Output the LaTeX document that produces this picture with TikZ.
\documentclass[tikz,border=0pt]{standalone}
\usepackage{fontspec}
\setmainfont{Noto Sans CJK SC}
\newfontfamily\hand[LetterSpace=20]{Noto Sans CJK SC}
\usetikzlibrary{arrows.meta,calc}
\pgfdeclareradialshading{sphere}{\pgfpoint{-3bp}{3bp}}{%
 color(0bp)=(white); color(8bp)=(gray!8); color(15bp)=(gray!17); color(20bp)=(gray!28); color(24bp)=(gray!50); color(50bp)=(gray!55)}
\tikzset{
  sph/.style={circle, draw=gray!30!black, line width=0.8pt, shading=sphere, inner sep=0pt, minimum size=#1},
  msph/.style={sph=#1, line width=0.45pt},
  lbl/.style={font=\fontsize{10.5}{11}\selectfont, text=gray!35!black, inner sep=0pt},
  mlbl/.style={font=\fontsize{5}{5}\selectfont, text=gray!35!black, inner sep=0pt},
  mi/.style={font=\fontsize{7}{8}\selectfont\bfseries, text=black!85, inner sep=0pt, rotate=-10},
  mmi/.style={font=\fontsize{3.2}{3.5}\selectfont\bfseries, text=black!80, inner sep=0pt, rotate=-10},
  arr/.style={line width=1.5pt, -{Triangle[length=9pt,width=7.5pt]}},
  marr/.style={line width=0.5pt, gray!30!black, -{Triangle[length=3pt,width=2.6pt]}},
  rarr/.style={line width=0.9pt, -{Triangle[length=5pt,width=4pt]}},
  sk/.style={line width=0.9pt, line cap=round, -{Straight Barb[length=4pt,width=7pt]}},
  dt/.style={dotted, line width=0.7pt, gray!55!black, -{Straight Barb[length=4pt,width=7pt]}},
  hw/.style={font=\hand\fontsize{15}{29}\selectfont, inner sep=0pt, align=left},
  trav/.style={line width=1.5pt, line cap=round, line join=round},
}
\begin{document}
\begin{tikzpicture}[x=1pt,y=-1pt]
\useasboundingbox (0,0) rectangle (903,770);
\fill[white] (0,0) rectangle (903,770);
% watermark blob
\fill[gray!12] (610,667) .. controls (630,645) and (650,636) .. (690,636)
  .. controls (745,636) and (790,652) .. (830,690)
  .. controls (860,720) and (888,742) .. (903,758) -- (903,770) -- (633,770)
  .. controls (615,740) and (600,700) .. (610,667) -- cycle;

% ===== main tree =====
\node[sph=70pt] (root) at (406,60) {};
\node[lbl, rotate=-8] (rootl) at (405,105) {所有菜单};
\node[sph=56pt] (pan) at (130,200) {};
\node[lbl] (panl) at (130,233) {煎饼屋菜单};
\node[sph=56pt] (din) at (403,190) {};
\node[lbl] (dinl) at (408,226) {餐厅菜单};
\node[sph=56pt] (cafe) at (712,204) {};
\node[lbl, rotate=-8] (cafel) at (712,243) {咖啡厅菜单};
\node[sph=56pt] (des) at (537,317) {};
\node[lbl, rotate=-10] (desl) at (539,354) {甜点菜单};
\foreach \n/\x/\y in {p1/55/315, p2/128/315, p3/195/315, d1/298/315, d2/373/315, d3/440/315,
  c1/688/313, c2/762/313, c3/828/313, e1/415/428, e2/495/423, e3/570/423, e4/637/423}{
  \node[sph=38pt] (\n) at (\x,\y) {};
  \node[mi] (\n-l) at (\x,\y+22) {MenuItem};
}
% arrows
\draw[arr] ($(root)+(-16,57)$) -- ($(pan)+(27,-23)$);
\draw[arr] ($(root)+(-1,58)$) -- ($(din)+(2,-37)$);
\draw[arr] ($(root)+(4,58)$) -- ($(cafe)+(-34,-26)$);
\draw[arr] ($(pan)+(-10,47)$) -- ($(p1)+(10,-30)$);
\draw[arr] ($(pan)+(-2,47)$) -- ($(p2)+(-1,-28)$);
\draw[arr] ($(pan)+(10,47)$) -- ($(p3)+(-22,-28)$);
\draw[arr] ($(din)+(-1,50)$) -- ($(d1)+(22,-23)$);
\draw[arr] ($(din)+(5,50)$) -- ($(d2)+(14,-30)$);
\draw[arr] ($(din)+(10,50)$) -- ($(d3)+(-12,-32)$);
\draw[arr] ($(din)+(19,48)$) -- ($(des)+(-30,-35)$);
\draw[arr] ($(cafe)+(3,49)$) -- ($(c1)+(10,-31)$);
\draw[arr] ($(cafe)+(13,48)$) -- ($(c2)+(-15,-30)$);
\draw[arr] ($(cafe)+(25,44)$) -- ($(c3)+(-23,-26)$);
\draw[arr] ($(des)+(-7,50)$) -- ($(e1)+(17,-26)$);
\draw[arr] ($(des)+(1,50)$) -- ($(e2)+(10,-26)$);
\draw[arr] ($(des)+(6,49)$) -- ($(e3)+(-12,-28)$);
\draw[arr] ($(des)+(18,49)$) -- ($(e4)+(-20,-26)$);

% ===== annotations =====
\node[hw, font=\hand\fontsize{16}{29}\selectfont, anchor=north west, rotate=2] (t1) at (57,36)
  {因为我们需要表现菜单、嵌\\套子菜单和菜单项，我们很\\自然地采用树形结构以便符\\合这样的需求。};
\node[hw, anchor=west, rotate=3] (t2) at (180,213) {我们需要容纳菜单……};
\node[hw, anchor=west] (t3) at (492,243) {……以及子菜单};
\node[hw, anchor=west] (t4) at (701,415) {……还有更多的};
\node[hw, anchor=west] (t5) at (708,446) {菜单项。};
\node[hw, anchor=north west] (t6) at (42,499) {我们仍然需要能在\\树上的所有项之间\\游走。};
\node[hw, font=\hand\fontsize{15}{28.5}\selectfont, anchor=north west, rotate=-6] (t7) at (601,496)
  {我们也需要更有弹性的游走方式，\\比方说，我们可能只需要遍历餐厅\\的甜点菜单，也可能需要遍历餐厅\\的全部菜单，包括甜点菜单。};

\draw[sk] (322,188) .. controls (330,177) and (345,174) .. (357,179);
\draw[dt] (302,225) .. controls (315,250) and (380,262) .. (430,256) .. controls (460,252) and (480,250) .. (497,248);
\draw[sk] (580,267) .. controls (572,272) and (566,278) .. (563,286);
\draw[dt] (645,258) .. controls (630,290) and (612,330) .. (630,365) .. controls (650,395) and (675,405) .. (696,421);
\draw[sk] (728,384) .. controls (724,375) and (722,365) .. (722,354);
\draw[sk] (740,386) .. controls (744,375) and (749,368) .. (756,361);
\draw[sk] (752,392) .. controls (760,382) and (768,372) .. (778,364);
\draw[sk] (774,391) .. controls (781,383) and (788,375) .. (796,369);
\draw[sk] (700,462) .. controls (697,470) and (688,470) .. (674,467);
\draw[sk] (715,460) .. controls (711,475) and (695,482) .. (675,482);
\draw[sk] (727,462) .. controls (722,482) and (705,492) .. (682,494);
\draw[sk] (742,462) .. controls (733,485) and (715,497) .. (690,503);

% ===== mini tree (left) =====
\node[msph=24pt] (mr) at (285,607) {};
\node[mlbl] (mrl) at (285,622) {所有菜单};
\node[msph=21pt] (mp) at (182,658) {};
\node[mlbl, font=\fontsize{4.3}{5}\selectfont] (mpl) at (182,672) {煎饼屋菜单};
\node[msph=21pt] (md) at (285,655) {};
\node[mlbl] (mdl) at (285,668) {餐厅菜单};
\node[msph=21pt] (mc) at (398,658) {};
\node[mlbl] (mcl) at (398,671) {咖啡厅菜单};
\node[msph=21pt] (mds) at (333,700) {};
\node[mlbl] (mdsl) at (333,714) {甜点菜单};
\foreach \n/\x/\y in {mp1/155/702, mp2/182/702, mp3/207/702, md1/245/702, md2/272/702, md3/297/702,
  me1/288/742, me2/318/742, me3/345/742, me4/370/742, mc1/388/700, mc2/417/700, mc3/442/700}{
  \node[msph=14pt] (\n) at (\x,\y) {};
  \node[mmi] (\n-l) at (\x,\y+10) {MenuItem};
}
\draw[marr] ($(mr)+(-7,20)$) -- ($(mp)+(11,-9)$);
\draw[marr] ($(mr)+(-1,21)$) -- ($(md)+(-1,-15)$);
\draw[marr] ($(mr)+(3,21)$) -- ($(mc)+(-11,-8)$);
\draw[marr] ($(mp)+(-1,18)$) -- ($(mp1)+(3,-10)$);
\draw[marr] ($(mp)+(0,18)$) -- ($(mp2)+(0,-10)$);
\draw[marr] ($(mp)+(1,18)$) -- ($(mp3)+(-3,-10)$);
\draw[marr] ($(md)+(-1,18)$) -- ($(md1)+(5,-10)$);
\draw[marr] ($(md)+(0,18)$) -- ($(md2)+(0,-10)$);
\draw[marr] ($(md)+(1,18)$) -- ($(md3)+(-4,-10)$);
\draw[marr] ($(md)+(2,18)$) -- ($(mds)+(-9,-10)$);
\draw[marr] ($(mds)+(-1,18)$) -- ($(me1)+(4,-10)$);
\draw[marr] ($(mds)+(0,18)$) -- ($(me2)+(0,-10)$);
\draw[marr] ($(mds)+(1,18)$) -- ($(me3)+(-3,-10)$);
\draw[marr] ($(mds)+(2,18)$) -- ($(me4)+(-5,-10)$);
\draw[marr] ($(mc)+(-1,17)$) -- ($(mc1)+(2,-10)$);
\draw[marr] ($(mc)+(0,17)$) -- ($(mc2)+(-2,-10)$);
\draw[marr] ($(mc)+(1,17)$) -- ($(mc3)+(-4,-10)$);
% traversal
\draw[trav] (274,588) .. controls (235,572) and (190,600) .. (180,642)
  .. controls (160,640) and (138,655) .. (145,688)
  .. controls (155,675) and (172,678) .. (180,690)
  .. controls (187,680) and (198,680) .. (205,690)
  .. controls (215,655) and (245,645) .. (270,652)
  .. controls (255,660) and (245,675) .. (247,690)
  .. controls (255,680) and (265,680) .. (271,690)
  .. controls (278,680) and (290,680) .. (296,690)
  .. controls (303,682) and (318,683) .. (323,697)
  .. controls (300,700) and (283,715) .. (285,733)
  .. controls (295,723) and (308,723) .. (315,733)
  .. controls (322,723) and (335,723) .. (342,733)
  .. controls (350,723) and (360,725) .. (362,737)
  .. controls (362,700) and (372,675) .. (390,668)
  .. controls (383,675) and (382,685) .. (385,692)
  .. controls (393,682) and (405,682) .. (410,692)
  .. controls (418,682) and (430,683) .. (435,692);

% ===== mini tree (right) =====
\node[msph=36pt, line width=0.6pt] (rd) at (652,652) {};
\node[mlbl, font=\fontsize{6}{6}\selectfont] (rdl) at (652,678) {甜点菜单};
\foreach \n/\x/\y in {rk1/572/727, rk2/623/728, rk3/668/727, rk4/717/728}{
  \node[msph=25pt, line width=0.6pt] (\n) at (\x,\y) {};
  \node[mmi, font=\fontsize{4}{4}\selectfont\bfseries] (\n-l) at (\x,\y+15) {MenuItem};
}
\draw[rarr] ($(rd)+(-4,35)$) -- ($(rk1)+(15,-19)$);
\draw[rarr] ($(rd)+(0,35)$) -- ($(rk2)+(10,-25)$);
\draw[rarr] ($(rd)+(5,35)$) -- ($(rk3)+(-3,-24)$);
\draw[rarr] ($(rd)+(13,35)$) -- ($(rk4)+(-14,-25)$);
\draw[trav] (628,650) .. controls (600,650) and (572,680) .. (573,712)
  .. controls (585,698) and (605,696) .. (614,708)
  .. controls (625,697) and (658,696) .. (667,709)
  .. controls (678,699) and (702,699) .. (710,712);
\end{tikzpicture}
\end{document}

* * * * *

# Do this
Print, unaltered, every line from the beginning of the material down to the line with "(610,667) -- cycle;".

# Problem solution
Output the LaTeX document that produces this picture with TikZ.
\documentclass[tikz,border=0pt]{standalone}
\usepackage{fontspec}
\setmainfont{Noto Sans CJK SC}
\newfontfamily\hand[LetterSpace=20]{Noto Sans CJK SC}
\usetikzlibrary{arrows.meta,calc}
\pgfdeclareradialshading{sphere}{\pgfpoint{-3bp}{3bp}}{%
 color(0bp)=(white); color(8bp)=(gray!8); color(15bp)=(gray!17); color(20bp)=(gray!28); color(24bp)=(gray!50); color(50bp)=(gray!55)}
\tikzset{
  sph/.style={circle, draw=gray!30!black, line width=0.8pt, shading=sphere, inner sep=0pt, minimum size=#1},
  msph/.style={sph=#1, line width=0.45pt},
  lbl/.style={font=\fontsize{10.5}{11}\selectfont, text=gray!35!black, inner sep=0pt},
  mlbl/.style={font=\fontsize{5}{5}\selectfont, text=gray!35!black, inner sep=0pt},
  mi/.style={font=\fontsize{7}{8}\selectfont\bfseries, text=black!85, inner sep=0pt, rotate=-10},
  mmi/.style={font=\fontsize{3.2}{3.5}\selectfont\bfseries, text=black!80, inner sep=0pt, rotate=-10},
  arr/.style={line width=1.5pt, -{Triangle[length=9pt,width=7.5pt]}},
  marr/.style={line width=0.5pt, gray!30!black, -{Triangle[length=3pt,width=2.6pt]}},
  rarr/.style={line width=0.9pt, -{Triangle[length=5pt,width=4pt]}},
  sk/.style={line width=0.9pt, line cap=round, -{Straight Barb[length=4pt,width=7pt]}},
  dt/.style={dotted, line width=0.7pt, gray!55!black, -{Straight Barb[length=4pt,width=7pt]}},
  hw/.style={font=\hand\fontsize{15}{29}\selectfont, inner sep=0pt, align=left},
  trav/.style={line width=1.5pt, line cap=round, line join=round},
}
\begin{document}
\begin{tikzpicture}[x=1pt,y=-1pt]
\useasboundingbox (0,0) rectangle (903,770);
\fill[white] (0,0) rectangle (903,770);
% watermark blob
\fill[gray!12] (610,667) .. controls (630,645) and (650,636) .. (690,636)
  .. controls (745,636) and (790,652) .. (830,690)
  .. controls (860,720) and (888,742) .. (903,758) -- (903,770) -- (633,770)
  .. controls (615,740) and (600,700) .. (610,667) -- cycle;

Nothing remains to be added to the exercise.